O motivo foi a exclusão do público LGBT do evento, parcela da população que foi proibida de transportar sinais gay-friendly na marcha. A marca tentou negociar para reverter a política de exclusão, mas não conseguiu uma resposta favorável. Em setembro do mesmo ano, os organizadores da parada anunciaram que um grupo LGBT seria autorizado a caminhar sob sua própria bandeira no desfile de março de 2015.

Tim Cook, CEO da Apple, publicou uma carta aberta aos clientes sobre o compromisso da empresa com a privacidade, após controvérsia pública sobre supostas violações de segurança de dados de clientes. O documento declarava que a empresa não construiu um perfil baseado em seu conteúdo de e-mail ou navegação na web e hábitos para vender aos anunciantes. 
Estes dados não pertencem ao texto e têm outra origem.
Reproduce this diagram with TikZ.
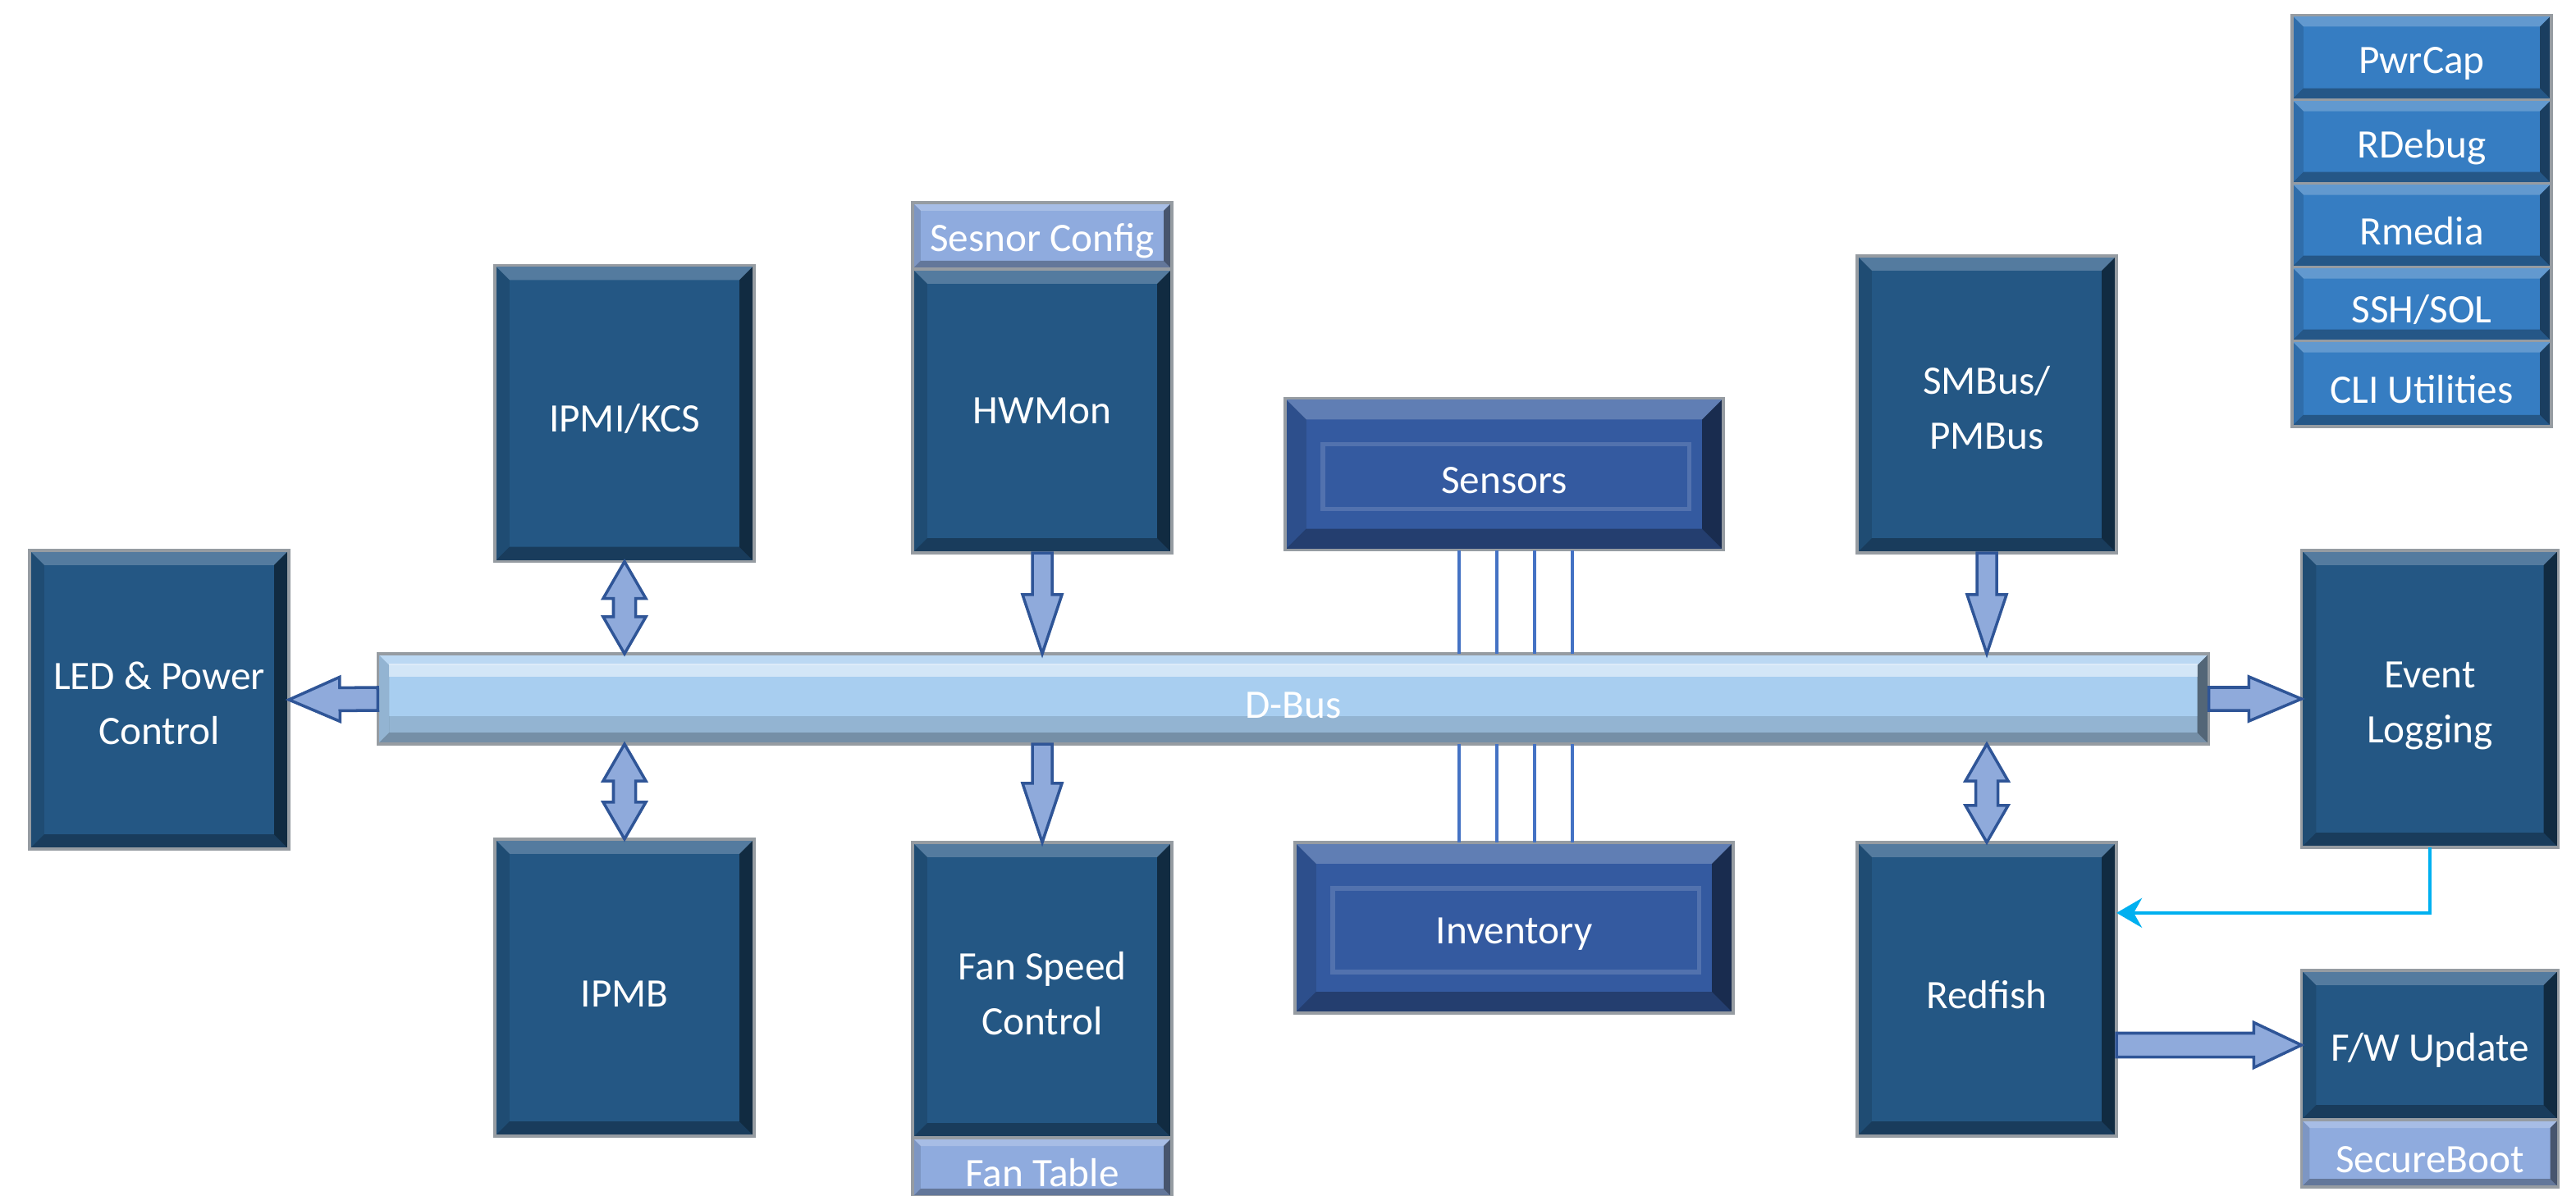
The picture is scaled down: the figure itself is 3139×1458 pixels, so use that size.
\documentclass[tikz,border=0pt]{standalone}
\usepackage{fontspec}
\setmainfont{Carlito}
\usetikzlibrary{calc,positioning,arrows.meta}

\definecolor{boxblue}{RGB}{36,87,132}
\definecolor{stackblue}{RGB}{54,125,194}
\definecolor{panelblue}{RGB}{52,90,160}
\definecolor{paleblue}{RGB}{143,171,222}
\definecolor{busblue}{RGB}{168,206,240}
\definecolor{arrowfill}{RGB}{143,170,219}
\definecolor{arrowline}{RGB}{47,85,151}
\definecolor{wireblue}{RGB}{68,114,196}
\definecolor{linkcyan}{RGB}{0,176,240}
\definecolor{framegray}{RGB}{150,156,162}

\newcommand{\bevelframe}[1]{%
  \path (path picture bounding box.north west) coordinate (pnw)
        (path picture bounding box.south east) coordinate (pse);
  \fill[white,opacity=.22] (pnw) -- (pse |- pnw) -- ($(pse |- pnw)+(-#1,#1)$) -- ($(pnw)+(#1,#1)$) -- cycle;
  \fill[black,opacity=.12] (pnw) -- (pnw |- pse) -- ($(pnw |- pse)+(#1,-#1)$) -- ($(pnw)+(#1,#1)$) -- cycle;
  \fill[black,opacity=.3] (pnw |- pse) -- (pse) -- ($(pse)+(-#1,-#1)$) -- ($(pnw |- pse)+(#1,-#1)$) -- cycle;
  \fill[black,opacity=.5] (pse) -- (pse |- pnw) -- ($(pse |- pnw)+(-#1,#1)$) -- ($(pse)+(-#1,-#1)$) -- cycle;
}

\tikzset{
  blkone/.style n args={3}{to path={
    -- ($(\tikztostart)!#1!90:(\tikztotarget)$)
    -- ($($(\tikztotarget)!#3!(\tikztostart)$)!#1!90:(\tikztotarget)$)
    -- ($($(\tikztotarget)!#3!(\tikztostart)$)!#2!90:(\tikztotarget)$)
    -- (\tikztotarget)
    -- ($($(\tikztotarget)!#3!(\tikztostart)$)!#2!-90:(\tikztotarget)$)
    -- ($($(\tikztotarget)!#3!(\tikztostart)$)!#1!-90:(\tikztotarget)$)
    -- ($(\tikztostart)!#1!-90:(\tikztotarget)$)
    -- cycle}},
  blktwo/.style n args={3}{to path={
    -- ($($(\tikztostart)!#3!(\tikztotarget)$)!#2!90:(\tikztotarget)$)
    -- ($($(\tikztostart)!#3!(\tikztotarget)$)!#1!90:(\tikztotarget)$)
    -- ($($(\tikztotarget)!#3!(\tikztostart)$)!#1!90:(\tikztotarget)$)
    -- ($($(\tikztotarget)!#3!(\tikztostart)$)!#2!90:(\tikztotarget)$)
    -- (\tikztotarget)
    -- ($($(\tikztotarget)!#3!(\tikztostart)$)!#2!-90:(\tikztotarget)$)
    -- ($($(\tikztotarget)!#3!(\tikztostart)$)!#1!-90:(\tikztotarget)$)
    -- ($($(\tikztostart)!#3!(\tikztotarget)$)!#1!-90:(\tikztotarget)$)
    -- ($($(\tikztostart)!#3!(\tikztotarget)$)!#2!-90:(\tikztotarget)$)
    -- cycle}}
}

\begin{document}
\begin{tikzpicture}[x=0.01cm, y=-0.01cm]
    \tikzstyle{plate}=[draw=framegray, line width=1pt, text=white, inner sep=0pt, outer sep=0pt, align=center, minimum width=3.16cm,
      font=\fontsize{14}{19}\selectfont]
    \tikzstyle{lowtext}=[execute at begin node={\rule{0pt}{13.5pt}}]
    \tikzstyle{box}=[plate, lowtext, fill=boxblue, path picture={\bevelframe{18}}]
    \tikzstyle{thinbox}=[plate, lowtext, fill=paleblue, path picture={\bevelframe{10}}]
    \tikzstyle{stackbox}=[plate, lowtext, fill=stackblue, path picture={\bevelframe{14}}]
    \tikzstyle{panel}=[plate, lowtext, fill=panelblue, minimum width=5.34cm, path picture={\bevelframe{26}
      \draw[white, opacity=.15, line width=1.5pt] ($(pnw)+(46,56)$) rectangle ($(pse)+(-42,-50)$);}]
    \tikzstyle{bus}=[plate, lowtext, fill=busblue, minimum width=22.3cm, minimum height=1.1cm, path picture={\bevelframe{14}
      \fill[white, opacity=.5] ($(pnw)+(14,12)$) rectangle ($(pse |- pnw)+(-14,28)$);
      \fill[black, opacity=.12] ($(pnw |- pse)+(14,-34)$) rectangle ($(pse)+(-14,-14)$);}]
    \tikzstyle{blk}=[draw=arrowline, fill=arrowfill, line width=1pt]
    \tikzstyle{wire}=[draw=wireblue, line width=1.3pt]
    \tikzstyle{logline}=[draw=linkcyan, line width=1pt, -{Stealth[length=0.31cm, width=0.36cm]}]

    \path[use as bounding box, fill=white] (0,0) rectangle (3139,1458);

    \node[bus] (dbus) at (1576,852) {D-Bus};
    \node[box, minimum height=3.64cm] (led) at (194,853) {\rule{0pt}{12pt}LED \& Power\\Control};
    \node[box, minimum height=3.61cm] (ipmi) at (761,504) {IPMI/KCS};
    \node[box, minimum height=3.62cm] (ipmb) at (761,1204) {IPMB};
    \node[plate, fill=boxblue, path picture={\bevelframe{18}}, minimum height=3.46cm] (hwmon) at (1270,501) {HWMon};
    \node[thinbox, minimum height=0.81cm, above=0pt of hwmon] (sensorcfg) {Sesnor Config};
    \node[box, minimum height=3.6cm] (fanctl) at (1270,1207) {\rule{0pt}{12pt}Fan Speed\\Control};
    \node[thinbox, minimum height=0.72cm, below=0pt of fanctl] (fantable) {Fan Table};
    \node[panel, minimum height=1.85cm] (sensors) at (1833,578) {Sensors};
    \node[panel, minimum height=2.08cm] (inventory) at (1845,1131) {Inventory};
    \node[box, minimum height=3.62cm] (smbus) at (2421,493) {\rule{0pt}{12pt}SMBus/\\PMBus};
    \node[box, minimum height=3.58cm] (redfish) at (2421,1206) {Redfish};
    \node[box, minimum width=3.13cm, minimum height=3.62cm] (eventlog) at (2961,852) {\rule{0pt}{14pt}Event\\Logging};
    \node[box, minimum width=3.13cm, minimum height=1.82cm] (fwupdate) at (2961,1274) {F/W Update};
    \node[thinbox, minimum width=3.13cm, minimum height=0.82cm, below=0pt of fwupdate] (secureboot) {SecureBoot};

    \node[stackbox, minimum height=1.03cm] (pwrcap) at (2951,70) {PwrCap};
    \node[stackbox, minimum height=1.02cm, below=0pt of pwrcap] (rdebug) {RDebug};
    \node[stackbox, minimum height=1.02cm, below=0pt of rdebug] (rmedia) {Rmedia};
    \node[stackbox, minimum height=0.9cm, below=0pt of rmedia] (sshsol) {SSH/SOL};
    \node[stackbox, minimum height=1.04cm, below=0pt of sshsol] (cli) {CLI Utilities};

    \draw[blk] (dbus.west) to[blkone={0.14cm}{0.27cm}{0.62cm}] (led.east);
    \draw[blk] (dbus.east) to[blkone={0.14cm}{0.27cm}{0.64cm}] (eventlog.west);
    \draw[blk] (redfish.east |- fwupdate.west) to[blkone={0.145cm}{0.275cm}{0.58cm}] (fwupdate.west);
    \draw[blk] (hwmon.south) to[blkone={0.12cm}{0.24cm}{0.72cm}] (hwmon.south |- dbus.north);
    \draw[blk] (fanctl.north |- dbus.south) to[blkone={0.12cm}{0.24cm}{0.72cm}] (fanctl.north);
    \draw[blk] (smbus.south) to[blkone={0.12cm}{0.24cm}{0.72cm}] (smbus.south |- dbus.north);
    \draw[blk] (ipmi.south) to[blktwo={0.135cm}{0.26cm}{0.45cm}] (ipmi.south |- dbus.north);
    \draw[blk] (ipmb.north |- dbus.south) to[blktwo={0.135cm}{0.26cm}{0.45cm}] (ipmb.north);
    \draw[blk] (redfish.north |- dbus.south) to[blktwo={0.135cm}{0.26cm}{0.45cm}] (redfish.north);

    \foreach \dx in {212,258,304,350} {
      \coordinate (w) at ($(sensors.south west)+(\dx,0)$);
      \draw[wire] (w) -- (w |- dbus.north);
      \draw[wire] (w |- dbus.south) -- (w |- inventory.north);
    }

    \draw[logline] (eventlog.south) |- ($(redfish.north east)!0.24!(redfish.south east)$);
\end{tikzpicture}
\end{document}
A companhia assumiu não rentabilizar a informação armazenada no iPhone ou no iCloud, alfinetando de forma indireta a concorrente Google – que deriva muito de sua receita de publicidade com base em dados de consumo.

Dimensão Planeta
As causas mais amplas também passam a receber atenção das marcas, a ponto de justificarem sacrifícios. “Não existe mais isso de faça o que eu digo, mas não faça o que eu faço. As pessoas cobram uma postura e cobram mudanças.


É preciso que isso aconteça na prática. Dentro da América Latina, vemos muitas empresas grandes conseguirem colocar a responsabilidade em um nível estratégico, incluindo-a em todas as ações. No Brasil, existem poucas empresas que resolveram se antecipar ao mercado e investir nisso”, afirma Luciana.

A fabricante Tesla abriu mão da abertura de processos relacionados a patentes contra qualquer um que usa sua tecnologia de boa-fé. A empresa afirmou que, dado o tamanho incrivelmente pequeno do mercado de carros elétricos em relação ao automotivo global e da urgência da crise de carbono, haveria um benefício geral para a humanidade em fazer sua tecnologia disponível. 

A preocupação com o meio ambiente se sobrepôs a algum receio de uso pelos potenciais concorrentes.
Em maio de 2014, agência de viagens de estudantes STA Travel parou de vender pacotes de viagens para destinos associados ao tratamento antiético com os animais, em mais um exemplo deste movimento. 

A proibição incluiu, inicialmente, todos os parques temáticos SeaWorld e passeios de elefante no templo Tiger, na Tailândia. As novas regras foram implantadas seguindo os conselhos de Pessoas pelo Tratamento Ético dos Animais (PETA). A empresa do Reino Unido também se comprometeu com uma estratégia mais ampla para promover o turismo responsável em todo o mundo.

Ainda no quesito de proteção animal, alguns varejistas globais da moda suspenderam o estoque e o abastecimento de produtos de lã angorá, após alegações de que os fornecedores na China maltratavam os coelhos durante a produção. Mais de 30 marcas, incluindo a H&M, Forever 21 e Topshop se comprometeram a não utilizar mais a matéria-prima.

Ao sacrificar algo a empresa precisa primeiro examinar a comunidade de relações em que o produto faz parte e quem são esses fornecedores de matéria-prima. Os parceiros devem estar alinhados ao valor da empresa, ao mesmo tempo que ela própria precisa seguir os princípios da ética humana. 

“O produto passa a ser o centro das relações. É preciso rever esse relacionamento, porque a empresa pode ter outros players associados que causem impacto negativo”, afirma a Diretora para Américas do Sul & Central da Trendwatching.